Almost every second store and shop in our villages and cities is a candy store, and common sense and common observation knows well enough the morbid results. Out of the American debauch in candy and sweets, breakfast-foods and sugar, wheat-cakes and molasses, we shall later have to win our way to health and good dietetic sense with painful experience.

The exacting questions, of course, remain: As to long-continued morbid habits of diet, especially in the case of children and city-dwellers; with the sedentary, in those with weakened nervous and nutritional systems, when coexisting with other diseases, or in the cases of other active and co-operating causes of disease.

For several years it has been growing clearer to me that many patients do not get well because they live too exclusively on sugary and starchy foods. With greater activity and the resisting power of youth, children exhibit the morbid tendency by excessive "nervousness." denutrition, ease-of-becoming ill, and by many ague and warning symptoms.

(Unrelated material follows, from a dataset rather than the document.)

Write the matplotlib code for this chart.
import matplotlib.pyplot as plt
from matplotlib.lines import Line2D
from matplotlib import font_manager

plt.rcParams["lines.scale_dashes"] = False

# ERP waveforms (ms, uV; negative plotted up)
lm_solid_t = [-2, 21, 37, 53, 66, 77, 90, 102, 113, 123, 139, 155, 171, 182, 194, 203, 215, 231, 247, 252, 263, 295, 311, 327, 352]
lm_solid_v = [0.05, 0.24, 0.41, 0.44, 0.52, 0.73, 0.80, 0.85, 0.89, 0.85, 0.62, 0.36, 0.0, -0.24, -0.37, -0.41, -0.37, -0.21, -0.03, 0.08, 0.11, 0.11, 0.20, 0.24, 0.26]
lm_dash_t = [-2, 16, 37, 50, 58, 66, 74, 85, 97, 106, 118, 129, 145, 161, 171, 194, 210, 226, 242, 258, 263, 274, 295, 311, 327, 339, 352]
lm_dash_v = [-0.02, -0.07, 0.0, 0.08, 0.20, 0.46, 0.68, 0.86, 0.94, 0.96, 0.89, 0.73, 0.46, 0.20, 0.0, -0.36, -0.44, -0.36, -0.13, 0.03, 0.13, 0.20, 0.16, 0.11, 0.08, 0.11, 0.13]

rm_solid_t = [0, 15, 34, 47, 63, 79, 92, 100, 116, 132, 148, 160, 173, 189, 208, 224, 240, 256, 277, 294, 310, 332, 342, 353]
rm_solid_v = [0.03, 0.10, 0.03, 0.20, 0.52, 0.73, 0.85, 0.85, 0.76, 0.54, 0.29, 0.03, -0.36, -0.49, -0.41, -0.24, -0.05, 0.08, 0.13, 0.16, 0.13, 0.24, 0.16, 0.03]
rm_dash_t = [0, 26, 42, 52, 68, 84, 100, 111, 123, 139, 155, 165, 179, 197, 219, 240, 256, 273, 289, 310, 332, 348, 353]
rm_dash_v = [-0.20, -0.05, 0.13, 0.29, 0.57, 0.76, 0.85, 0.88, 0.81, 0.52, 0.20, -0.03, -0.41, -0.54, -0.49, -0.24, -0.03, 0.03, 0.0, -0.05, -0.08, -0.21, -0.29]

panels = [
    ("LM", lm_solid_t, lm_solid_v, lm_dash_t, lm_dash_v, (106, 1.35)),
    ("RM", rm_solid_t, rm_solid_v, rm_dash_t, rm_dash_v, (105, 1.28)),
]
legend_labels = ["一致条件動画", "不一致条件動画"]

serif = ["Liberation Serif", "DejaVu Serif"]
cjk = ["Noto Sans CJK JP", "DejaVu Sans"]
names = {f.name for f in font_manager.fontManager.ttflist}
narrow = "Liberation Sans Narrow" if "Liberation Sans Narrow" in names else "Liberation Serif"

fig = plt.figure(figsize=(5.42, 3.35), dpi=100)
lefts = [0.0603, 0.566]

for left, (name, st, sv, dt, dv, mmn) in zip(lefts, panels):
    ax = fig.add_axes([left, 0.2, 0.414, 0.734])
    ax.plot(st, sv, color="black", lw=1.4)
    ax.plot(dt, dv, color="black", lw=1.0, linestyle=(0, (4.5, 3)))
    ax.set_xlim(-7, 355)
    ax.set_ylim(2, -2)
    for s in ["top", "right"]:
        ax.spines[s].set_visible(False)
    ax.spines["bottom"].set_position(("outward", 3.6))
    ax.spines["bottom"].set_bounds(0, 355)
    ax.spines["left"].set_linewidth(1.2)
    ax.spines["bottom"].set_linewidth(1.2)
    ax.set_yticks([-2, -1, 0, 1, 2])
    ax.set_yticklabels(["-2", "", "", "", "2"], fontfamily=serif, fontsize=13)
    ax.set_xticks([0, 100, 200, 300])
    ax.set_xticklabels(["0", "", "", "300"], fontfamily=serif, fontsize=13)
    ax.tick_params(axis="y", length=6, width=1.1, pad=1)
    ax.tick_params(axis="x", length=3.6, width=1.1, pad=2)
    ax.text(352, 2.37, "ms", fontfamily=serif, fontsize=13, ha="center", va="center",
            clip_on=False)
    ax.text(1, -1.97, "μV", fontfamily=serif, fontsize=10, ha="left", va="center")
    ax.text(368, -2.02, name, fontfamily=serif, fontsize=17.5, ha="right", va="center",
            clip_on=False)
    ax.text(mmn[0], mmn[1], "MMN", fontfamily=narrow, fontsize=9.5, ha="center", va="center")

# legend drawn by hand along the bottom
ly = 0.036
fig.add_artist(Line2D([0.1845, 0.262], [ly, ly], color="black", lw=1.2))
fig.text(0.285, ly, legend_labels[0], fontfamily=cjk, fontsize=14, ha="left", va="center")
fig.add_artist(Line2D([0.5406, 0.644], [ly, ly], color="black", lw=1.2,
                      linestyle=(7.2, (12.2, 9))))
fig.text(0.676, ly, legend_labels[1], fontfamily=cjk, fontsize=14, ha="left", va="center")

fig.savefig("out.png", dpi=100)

I have asked the parents of such children to stop them in their use of all sweets, and most starches and almost immediately there was a most gratifying disappearance of the "nervousness," fickleness of appetite, "colds," and vague manifold ailments.

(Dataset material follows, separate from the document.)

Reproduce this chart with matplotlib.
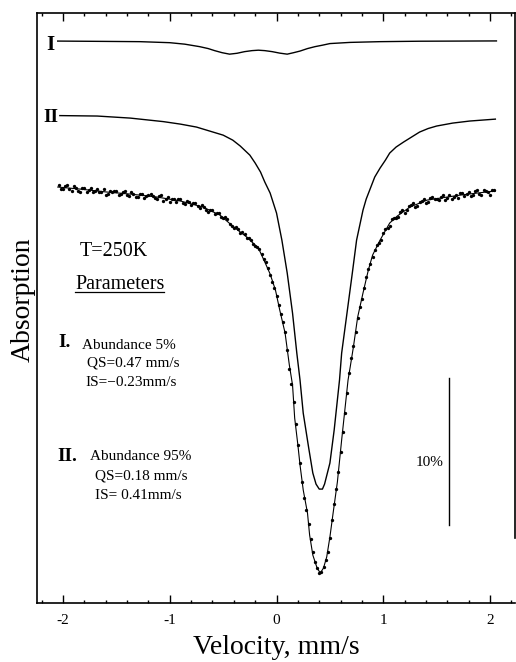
import numpy as np
import matplotlib.pyplot as plt
from matplotlib.lines import Line2D
from matplotlib.ticker import MultipleLocator
from matplotlib.transforms import IdentityTransform

plt.rcParams['font.family'] = ['Liberation Serif', 'DejaVu Serif']
plt.rcParams['axes.unicode_minus'] = False

# === DATA ===
# subspectrum I (doublet), transmission in %
v_I = [-2.05, -1.65, -1.28, -1.00, -0.86, -0.72, -0.64, -0.58, -0.51, -0.44,
       -0.37, -0.30, -0.23, -0.17, -0.11, -0.04, 0.03, 0.10, 0.16, 0.22,
       0.29, 0.36, 0.43, 0.50, 0.69, 0.97, 1.34, 1.72, 2.06]
T_I = [99.99, 99.97, 99.95, 99.88, 99.78, 99.61, 99.48, 99.34, 99.20, 99.10,
       99.16, 99.27, 99.34, 99.37, 99.34, 99.27, 99.17, 99.10, 99.20, 99.31,
       99.48, 99.61, 99.71, 99.82, 99.90, 99.95, 99.98, 99.99, 100.00]

# subspectrum II (singlet)
v_II = [-2.03, -1.68, -1.37, -1.06, -0.90, -0.75, -0.50, -0.41, -0.34, -0.25,
        -0.20, -0.15, -0.11, -0.06, 0.00, 0.05, 0.10, 0.15, 0.19, 0.22,
        0.25, 0.30, 0.34, 0.37, 0.40, 0.43, 0.45, 0.50, 0.54, 0.59,
        0.61, 0.66, 0.71, 0.75, 0.81, 0.84, 0.88, 0.92, 0.97, 1.02,
        1.06, 1.12, 1.19, 1.34, 1.42, 1.50, 1.65, 1.81, 2.05]
T_II = [99.83, 99.80, 99.66, 99.42, 99.25, 99.05, 98.50, 98.16, 97.76, 97.14,
        96.60, 95.99, 95.31, 94.56, 93.20, 91.36, 89.12, 86.39, 83.67, 81.84,
        79.59, 77.28, 75.51, 74.76, 74.42, 74.42, 74.76, 76.19, 78.44, 81.84,
        83.67, 86.39, 89.12, 91.36, 93.40, 94.15, 94.90, 95.65, 96.26, 96.80,
        97.28, 97.69, 98.03, 98.71, 98.95, 99.12, 99.32, 99.46, 99.59]

# total fit through the measured spectrum
v_fit = [-2.05, -1.84, -1.59, -1.37, -1.12, -0.90, -0.69, -0.53, -0.41, -0.28,
         -0.17, -0.11, -0.06, -0.01, 0.03, 0.08, 0.12, 0.15, 0.17, 0.20,
         0.22, 0.25, 0.29, 0.31, 0.34, 0.38, 0.41, 0.44, 0.47, 0.50,
         0.53, 0.57, 0.61, 0.64, 0.67, 0.69, 0.72, 0.76, 0.81, 0.86,
         0.90, 0.97, 1.06, 1.13, 1.25, 1.41, 1.60, 1.72, 1.88, 2.05]
T_fit = [99.39, 99.25, 99.05, 98.91, 98.71, 98.44, 98.03, 97.48, 96.73, 95.99,
         95.24, 94.29, 93.47, 92.38, 91.02, 89.46, 87.28, 85.92, 83.67, 81.84,
         80.48, 78.78, 77.21, 75.71, 74.35, 73.47, 73.13, 73.47, 74.22, 75.58,
         77.21, 79.32, 82.18, 84.22, 86.26, 87.14, 88.50, 90.54, 92.18, 93.74,
         94.76, 95.78, 96.94, 97.41, 98.03, 98.50, 98.71, 98.84, 98.98, 99.12]

# measured points, even channels
v_meas = [-2.04, -2.00, -1.96, -1.92, -1.88, -1.84, -1.80, -1.76, -1.72, -1.68,
          -1.64, -1.60, -1.56, -1.52, -1.48, -1.44, -1.40, -1.36, -1.32, -1.28,
          -1.24, -1.20, -1.16, -1.12, -1.08, -1.04, -1.00, -0.96, -0.92, -0.88,
          -0.84, -0.80, -0.76, -0.72, -0.68, -0.64, -0.60, -0.56, -0.52, -0.48,
          -0.44, -0.40, -0.36, -0.32, -0.28, -0.24, -0.20, -0.16, -0.12, -0.08,
          -0.04, 0.00, 0.04, 0.08, 0.12, 0.16, 0.20, 0.24, 0.28, 0.32,
          0.36, 0.40, 0.44, 0.48, 0.52, 0.56, 0.60, 0.64, 0.68, 0.72,
          0.76, 0.80, 0.84, 0.88, 0.92, 0.96, 1.00, 1.04, 1.08, 1.12,
          1.16, 1.20, 1.24, 1.28, 1.32, 1.36, 1.40, 1.44, 1.48, 1.52,
          1.56, 1.60, 1.64, 1.68, 1.72, 1.76, 1.80, 1.84, 1.88, 1.92,
          1.96, 2.00, 2.04]
T_meas = [99.51, 99.28, 99.51, 99.15, 99.32, 99.05, 99.32, 99.21, 99.03, 99.28,
          99.04, 98.88, 99.11, 99.15, 98.88, 99.08, 98.85, 99.08, 98.72, 98.89,
          98.61, 98.88, 98.76, 98.59, 98.82, 98.56, 98.38, 98.59, 98.60, 98.30,
          98.45, 98.18, 98.33, 97.97, 98.05, 97.70, 97.82, 97.60, 97.32, 97.32,
          96.90, 96.58, 96.53, 96.35, 95.92, 95.81, 95.37, 95.15, 94.49, 93.89,
          92.95, 92.01, 90.76, 89.51, 87.04, 84.75, 81.85, 79.34, 77.40, 75.44,
          73.86, 73.10, 73.53, 74.56, 76.75, 78.86, 81.35, 84.05, 86.74, 88.55,
          90.46, 91.80, 93.26, 94.17, 95.12, 95.56, 96.25, 96.58, 97.19, 97.25,
          97.67, 97.65, 98.08, 98.27, 98.13, 98.42, 98.30, 98.63, 98.59, 98.50,
          98.83, 98.66, 98.57, 98.88, 98.98, 98.78, 99.03, 98.87, 99.16, 98.87,
          99.10, 98.88, 99.21]

# measured points, odd channels
v_meas_b = [-2.02, -1.98, -1.94, -1.90, -1.86, -1.82, -1.78, -1.74, -1.70, -1.66,
            -1.62, -1.58, -1.54, -1.50, -1.46, -1.42, -1.38, -1.34, -1.30, -1.26,
            -1.22, -1.18, -1.14, -1.10, -1.06, -1.02, -0.98, -0.94, -0.90, -0.86,
            -0.82, -0.78, -0.74, -0.70, -0.66, -0.62, -0.58, -0.54, -0.50, -0.46,
            -0.42, -0.38, -0.34, -0.30, -0.26, -0.22, -0.18, -0.14, -0.10, -0.06,
            -0.02, 0.02, 0.06, 0.10, 0.14, 0.18, 0.22, 0.26, 0.30, 0.34,
            0.38, 0.42, 0.46, 0.50, 0.54, 0.58, 0.62, 0.66, 0.70, 0.74,
            0.78, 0.82, 0.86, 0.90, 0.94, 0.98, 1.02, 1.06, 1.10, 1.14,
            1.18, 1.22, 1.26, 1.30, 1.34, 1.38, 1.42, 1.46, 1.50, 1.54,
            1.58, 1.62, 1.66, 1.70, 1.74, 1.78, 1.82, 1.86, 1.90, 1.94,
            1.98, 2.02]
T_meas_b = [99.24, 99.44, 99.29, 99.46, 99.15, 99.30, 99.02, 99.30, 99.15, 99.02,
            99.23, 98.89, 99.06, 99.11, 98.90, 99.14, 98.79, 98.92, 98.72, 98.92,
            98.77, 98.93, 98.62, 98.75, 98.45, 98.72, 98.55, 98.40, 98.58, 98.21,
            98.34, 98.33, 98.07, 98.19, 97.80, 97.82, 97.53, 97.59, 97.28, 97.20,
            96.73, 96.64, 96.23, 96.21, 95.90, 95.53, 95.34, 94.80, 94.27, 93.41,
            92.54, 91.35, 90.19, 88.30, 86.00, 83.26, 80.59, 78.25, 76.44, 74.56,
            73.48, 73.17, 73.99, 75.51, 77.85, 80.01, 82.75, 85.40, 87.74, 89.50,
            91.20, 92.49, 93.82, 94.60, 95.46, 95.79, 96.55, 96.74, 97.30, 97.32,
            97.83, 97.81, 98.17, 98.03, 98.38, 98.56, 98.40, 98.72, 98.56, 98.74,
            98.54, 98.85, 98.72, 98.65, 98.96, 98.93, 98.81, 99.11, 98.92, 99.20,
            99.02, 99.21]

scale_pct = 10
xticks = [-2, -1, 0, 1, 2]
xticklabels = ['-2', '-1', '0', '1', '2']

# === FIGURE ===
fig = plt.figure(figsize=(5.16, 6.62), dpi=100)
ax = fig.add_axes([37 / 516, 59 / 662, 478 / 516, 590 / 662])

# vertical stacking of the three spectra (baseline height on the % scale)
level_I, level_II, level_data = 38.24, 33.33, 28.91

ax.plot(v_I, np.array(T_I) - 100 + level_I, color='black', lw=1.0)
ax.plot(v_II, np.array(T_II) - 100 + level_II, color='black', lw=1.0)
ax.plot(v_fit, np.array(T_fit) - 100 + level_data, color='black', lw=0.8)
ax.plot(v_meas, np.array(T_meas) - 100 + level_data, 'o', color='black',
        ms=2.4, mew=0)
ax.plot(v_meas_b, np.array(T_meas_b) - 100 + level_data, 'o', color='black',
        ms=2.4, mew=0)

# 10% scale bar
ax.plot([1.616, 1.616], [5.31, 5.31 + scale_pct], color='black', lw=1.0)
ax.text(1.56, 9.59, f"{scale_pct}%", ha='right', va='center', fontsize=11)

ax.set_xlim(-2.244, 2.234)
ax.set_ylim(0, 40.14)
ax.set_yticks([])
ax.set_xticks(xticks)
ax.set_xticklabels(xticklabels)
ax.xaxis.set_minor_locator(MultipleLocator(0.2))
ax.tick_params(axis='x', which='both', direction='in', top=True,
               labelsize=11, pad=8, width=1.0)
ax.tick_params(axis='x', which='major', length=5.5)
ax.tick_params(axis='x', which='minor', length=2.5)
for s in ax.spines.values():
    s.set_linewidth(1.2)
ax.spines['right'].set_bounds(4.42, 40.14)

# curve labels
ax.text(-2.12, 37.96, "I", ha='center', va='center', fontsize=15,
        fontweight='bold')
ax.text(-2.11, 33.03, "II", ha='center', va='center', fontsize=14,
        fontweight='bold')

# parameters block
ax.text(-1.84, 23.91, "T=250K", ha='left', va='center', fontsize=14.5)
par = ax.text(-1.888, 21.36, "Parameters", ha='left', va='baseline',
              fontsize=14.5)

ax.text(-2.047, 17.69, "I.", ha='left', va='center', fontsize=14,
        fontweight='bold')
ax.text(-1.822, 17.55, "Abundance 5%", ha='left', va='center', fontsize=11)
ax.text(-1.775, 16.33, "QS=0.47 mm/s", ha='left', va='center', fontsize=11)
ax.text(-1.794, 14.97, "IS=\u22120.23mm/s", ha='left', va='center', fontsize=11)

ax.text(-2.056, 10.0, "II.", ha='left', va='center', fontsize=14,
        fontweight='bold')
ax.text(-1.747, 10.0, "Abundance 95%", ha='left', va='center', fontsize=11)
ax.text(-1.700, 8.64, "QS=0.18 mm/s", ha='left', va='center', fontsize=11)
ax.text(-1.700, 7.28, "IS= 0.41mm/s", ha='left', va='center', fontsize=11)

# axis titles
fig.text(276 / 516, 1 - 654 / 662, "Velocity, mm/s", ha='center',
         va='baseline', fontsize=20)
fig.text(23 / 516, 1 - 300 / 662, "Absorption", ha='center', va='center',
         rotation=90, fontsize=20)

# underline "Parameters"
fig.canvas.draw()
bb = par.get_window_extent(fig.canvas.get_renderer())
y_ul = 662 - 292
fig.add_artist(Line2D([bb.x0, bb.x1], [y_ul, y_ul], color='black', lw=0.9,
                      transform=IdentityTransform()))

fig.savefig("out.png", dpi=100)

In another class of patients it was this way: There was only an incomplete disappearance of those symptoms generally due to eyestrain or back strain. With the correction of eyestrain, for instance, there was a sudden disappearance of the chief complaints, but followed by a provoking return of some of them. There was only, say, a three-fourth of non-cure remaining to torment. In such cases I exact a promise that for one or two months sugar and sweets shall be absolutely discontinued, and of the starches, the least possible use (no potatoes, surely)---a little toasted brown bread only, for instance.

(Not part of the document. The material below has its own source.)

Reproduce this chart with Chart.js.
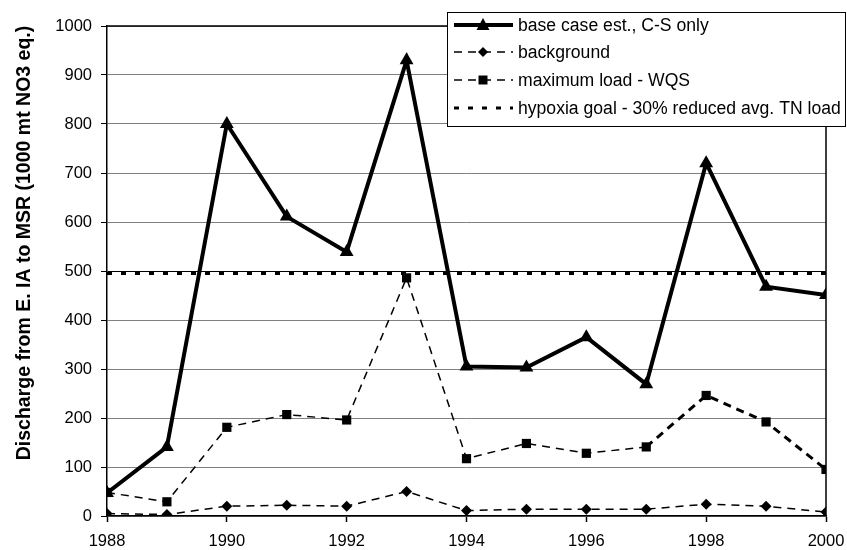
<!DOCTYPE html>
<html>
<head>
<meta charset="utf-8">
<script src="https://cdn.jsdelivr.net/npm/chart.js@4"></script>
<style>
  html, body { margin: 0; padding: 0; background: #fff; }
  #wrap { width: 847px; height: 550px; position: relative; }
</style>
</head>
<body>
<div id="wrap"><canvas id="dischargeChart"></canvas></div>
<script>
// ── Series data (1000 mt NO3 eq.) ─────────────────────────
const YEARS = [1988, 1989, 1990, 1991, 1992, 1993, 1994, 1995, 1996, 1997, 1998, 1999, 2000];
const BASE_CASE = [47, 141, 800, 611, 539, 930, 305, 303, 365, 269, 720, 468, 451];
const BACKGROUND = [5, 3, 20, 22, 20, 50, 11, 14, 14, 14, 24, 20, 8];
const MAX_LOAD = [48, 29, 181, 207, 196, 486, 117, 148, 128, 141, 246, 192, 95];
const HYPOXIA_GOAL = [495, 495, 495, 495, 495, 495, 495, 495, 495, 495, 495, 495, 495];

const SERIES_LABELS = [
  'base case est., C-S only',
  'background',
  'maximum load - WQS',
  'hypoxia goal - 30% reduced avg. TN load',
];
const Y_TITLE = 'Discharge from E. IA to MSR (1000 mt NO3 eq.)';
const Y_TICKS = [0, 100, 200, 300, 400, 500, 600, 700, 800, 900, 1000];
const X_TICKS = [1988, 1990, 1992, 1994, 1996, 1998, 2000];

const FONT = "'Liberation Sans', Arial, sans-serif";
Chart.defaults.font.family = FONT;
Chart.defaults.color = '#000';

const pts = arr => YEARS.map((y, i) => ({ x: y, y: arr[i] }));

// ── Marker shapes for the legend samples ──────────────────
function drawMarker(ctx, kind, x, y) {
  ctx.save();
  ctx.fillStyle = '#000';
  ctx.beginPath();
  if (kind === 'triangle') {
    ctx.moveTo(x, y - 7);
    ctx.lineTo(x + 6.5, y + 5);
    ctx.lineTo(x - 6.5, y + 5);
  } else if (kind === 'diamond') {
    ctx.moveTo(x, y - 5);
    ctx.lineTo(x + 5, y);
    ctx.lineTo(x, y + 5);
    ctx.lineTo(x - 5, y);
  } else if (kind === 'square') {
    ctx.rect(x - 4.5, y - 4.5, 9, 9);
  }
  ctx.closePath();
  ctx.fill();
  ctx.restore();
}

// frame on top/right of the plot area + rotated axis title
const framePlugin = {
  id: 'frame',
  beforeDatasetsDraw(chart) {
    const { ctx, chartArea: a } = chart;
    ctx.save();
    ctx.strokeStyle = '#000';
    ctx.lineWidth = 1.5;
    ctx.beginPath();
    ctx.moveTo(a.left, a.top);
    ctx.lineTo(a.right, a.top);
    ctx.lineTo(a.right, a.bottom);
    ctx.stroke();

    ctx.translate(25, 243);
    ctx.rotate(-Math.PI / 2);
    ctx.font = 'bold 19.5px ' + FONT;
    ctx.fillStyle = '#000';
    ctx.textAlign = 'center';
    ctx.textBaseline = 'middle';
    ctx.fillText(Y_TITLE, 0, 0);
    ctx.restore();
  },
};

// boxed legend sitting over the upper right corner
const boxLegend = {
  id: 'boxLegend',
  afterDraw(chart) {
    const ctx = chart.ctx;
    const box = { x: 447.5, y: 12.5, w: 398, h: 114 };
    ctx.save();
    ctx.fillStyle = '#fff';
    ctx.fillRect(box.x, box.y, box.w, box.h);
    ctx.strokeStyle = '#000';
    ctx.lineWidth = 1;
    ctx.strokeRect(box.x, box.y, box.w, box.h);

    const rows = [
      { y: 25, width: 4, dash: [], marker: 'triangle' },
      { y: 52, width: 1.5, dash: [8, 6], marker: 'diamond' },
      { y: 80, width: 1.5, dash: [8, 6], marker: 'square' },
      { y: 108, width: 3, dash: [5, 9], marker: null },
    ];
    rows.forEach((r, i) => {
      ctx.strokeStyle = '#000';
      ctx.lineWidth = r.width;
      ctx.setLineDash(r.dash);
      ctx.beginPath();
      ctx.moveTo(r.marker ? 483 : 454, r.y);
      ctx.lineTo(513, r.y);
      if (r.marker) { ctx.moveTo(454, r.y); ctx.lineTo(483, r.y); }
      ctx.stroke();
      ctx.setLineDash([]);
      if (r.marker) drawMarker(ctx, r.marker, 483, r.y);
      ctx.fillStyle = '#000';
      ctx.font = '17.6px ' + FONT;
      ctx.textBaseline = 'middle';
      ctx.fillText(SERIES_LABELS[i], 518, r.y + 1);
    });
    ctx.restore();
  },
};

const lineBase = {
  borderColor: '#000',
  backgroundColor: '#000',
  fill: false,
  tension: 0,
  pointBorderWidth: 0,
};

new Chart(document.getElementById('dischargeChart'), {
  type: 'line',
  data: {
    datasets: [
      {
        ...lineBase,
        label: SERIES_LABELS[0],
        data: pts(BASE_CASE),
        borderWidth: 4,
        pointStyle: 'triangle',
        pointRadius: 8,
      },
      {
        ...lineBase,
        label: SERIES_LABELS[1],
        data: pts(BACKGROUND),
        borderWidth: 1.5,
        borderDash: [8, 6],
        pointStyle: 'rectRot',
        pointRadius: 5.5,
      },
      {
        ...lineBase,
        label: SERIES_LABELS[2],
        data: pts(MAX_LOAD),
        borderWidth: 1.5,
        borderDash: [8, 6],
        pointStyle: 'rect',
        pointRadius: 6.5,
        // last stretch of the WQS line is drawn heavier
        segment: { borderWidth: c => (c.p0DataIndex >= 9 ? 3 : 1.5) },
      },
      {
        ...lineBase,
        label: SERIES_LABELS[3],
        data: pts(HYPOXIA_GOAL),
        borderWidth: 3,
        borderDash: [5, 9],
        pointRadius: 0,
      },
    ],
  },
  options: {
    responsive: true,
    maintainAspectRatio: false,
    animation: false,
    events: [],
    layout: { padding: { left: 0, top: 26, right: 21, bottom: 0 } },
    plugins: { legend: { display: false }, tooltip: { enabled: false } },
    scales: {
      x: {
        type: 'linear',
        min: 1988,
        max: 2000,
        afterBuildTicks: s => { s.ticks = X_TICKS.map(v => ({ value: v })); },
        afterFit: s => { s.height = 34; s.paddingLeft = 0; s.paddingRight = 0; },
        ticks: { font: { size: 16.5 }, padding: 10, maxRotation: 0, callback: v => String(v) },
        grid: { drawOnChartArea: false, tickLength: 6, tickColor: '#000', tickWidth: 1.5 },
        border: { color: '#000', width: 1.5 },
      },
      y: {
        min: 0,
        max: 1000,
        afterBuildTicks: s => { s.ticks = Y_TICKS.map(v => ({ value: v })); },
        afterFit: s => { s.width = 107; s.paddingTop = 0; s.paddingBottom = 0; },
        ticks: { font: { size: 16.5 }, padding: 9, callback: v => String(v) },
        grid: {
          color: c => (c.tick && c.tick.value === 500 ? '#000' : '#808080'),
          lineWidth: 1,
          tickLength: 6,
          tickColor: '#000',
        },
        border: { color: '#000', width: 1.5 },
      },
    },
  },
  plugins: [framePlugin, boxLegend],
});
</script>
</body>
</html>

How many patients have blessed me for the suggestion, and have traced to the continued rules, their reinstated health and enjoyment of life. Those who have learned to recognize the value of such hygienic preventions of disease will test the suggestion; those who observe only the organic end-products in aberrant physiology and morbid function. Fashionable pathology concerns itself only with terminal disease, apparently oblivious of pathogenesis, and most of all, careless of the early and slight origins which led to mortem and post-mortem. It is left to chance and to faddism to make scientific the infinitely more important function of prevention.

But the evil effects of sugar-drowning will sometimes be recognized as still more important and varied than I have said. Among others, I have had two cases in which it was clear that a too exclusive or an exaggerated diet of sugary foods was a cause of epilepsy. The first was that of a boy of nine years of age in which correction of eyestrain brought no relief of both petit and grand mal attacks. Then by diligent inquiry I learned that the boy (who was morbidly nervous...almost insanely active) ate no meats, eggs, vegetables, etc., and lived, practically, on "cakes," a little breakfast food, etc., with enormous quantities of sugar, syrups, etc. Recovery followed a diet list which excluded the sweets.

Another patient, aged fifty-five, has been having many petit mal attacks for thirteen years, with occasional, typical grand mal seizures. He was a watchmaker, and wearing no correction of his compound hyperopic astiginatism. I found that he ate sweets inordinately, which, upon being interdicted, the attacks immediately grew less in number and severity, with no major ones, and the rare minor ones scarcely noticeable, until they disappeared and there was a return of hope, a zest in life; as he enthusiastically says, he "Feels like a new man now." In consideration of his age, the results are noteworthy.

This article was printed in Natural Ovens of Manitowoc, Wisconsin newsletter, "Natural News." Comments by Barbara Stitt, co-owner of Manitowoc Ovens and author of "Food and Behavior": It is amazing that Dr. Gould described hyperactivity and attention deficit disorder so accurately 89 years ago in 1910. The refining of wheat flour had only reached the U.S. in the late 1800's! By ignoring the wise advice in 1910, the people in our beautiful country spent over $1.3 trillion in medical care in 1995.